For me the rest - the biggest part - of the uncertainly comes from those Disaffecteds. We know very little about them yet. The people claiming to be independents in the primaries are highly unlikely to be Disaffecteds - there’s no evidence that they turn out this early. Social media may yet prove to play a huge role in the election but we simply don’t know what that’s going to be.

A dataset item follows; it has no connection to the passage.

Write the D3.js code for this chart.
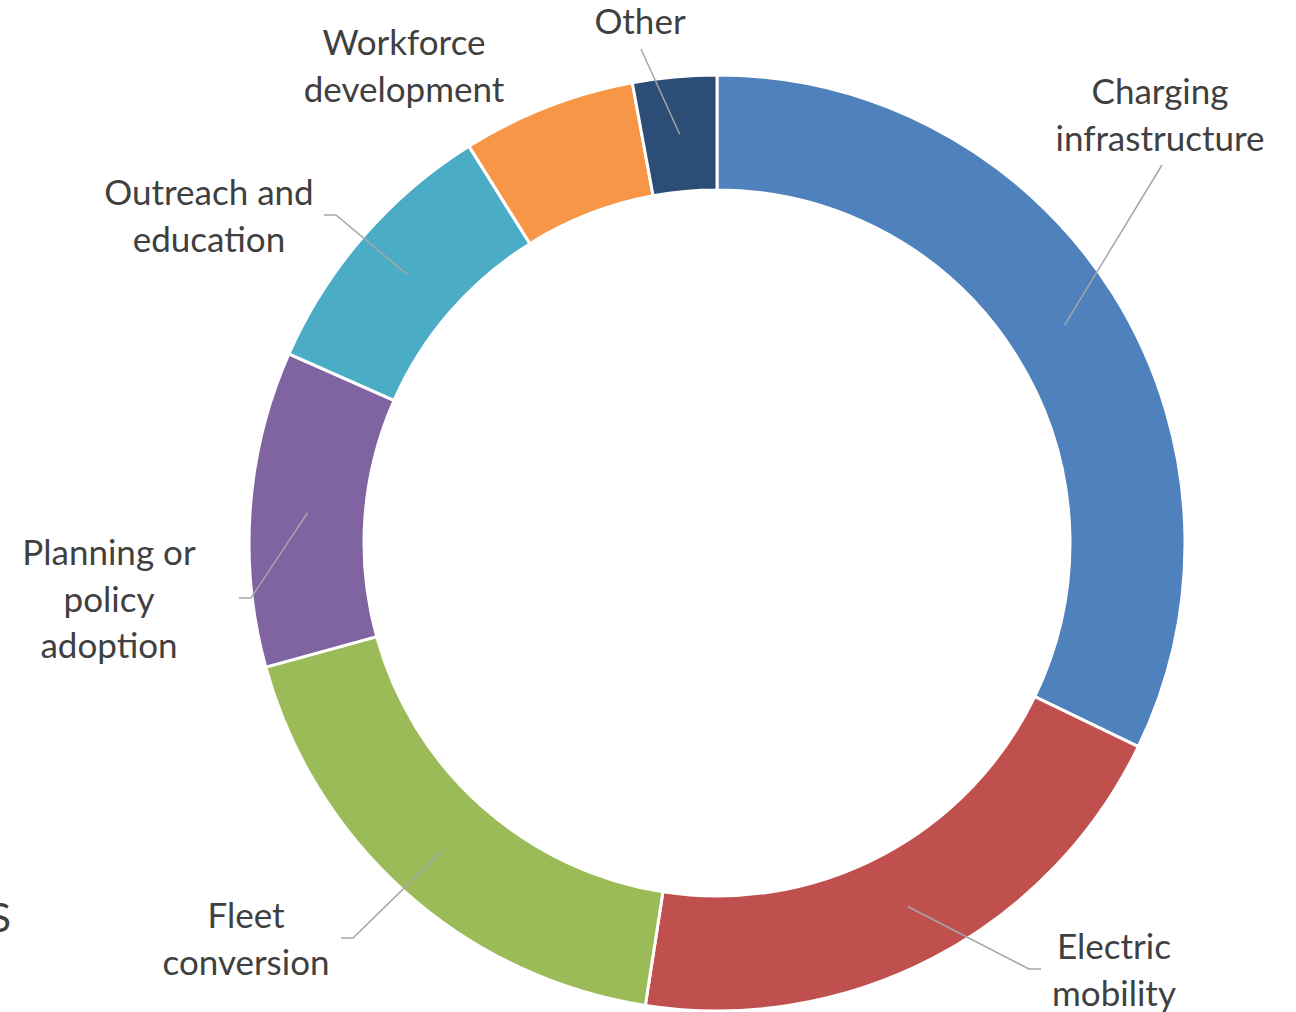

When you say “many will, but many won’t” you’re getting to the heart of the problem. Most of the race is predictable. I started calling the nomination a year ago for Romney based mostly on demographics. (And cynicism about the Republican Establishment.) Demographics say that Obama will do well in the swing states because they have high percentages of urban areas. Romney would have to take all seven midwestern states that McCain lost just to have a hope of contending and that seems unlikely to impossible today. But there’s an uncertainty of 10% in a race that will be decided by less than 10%. And for me that uncertainty comes entirely from those I call the inattentives. For me, nothing short of a meteor striking before the conventions will be truly meaningful. The real race starts after the last convention bump.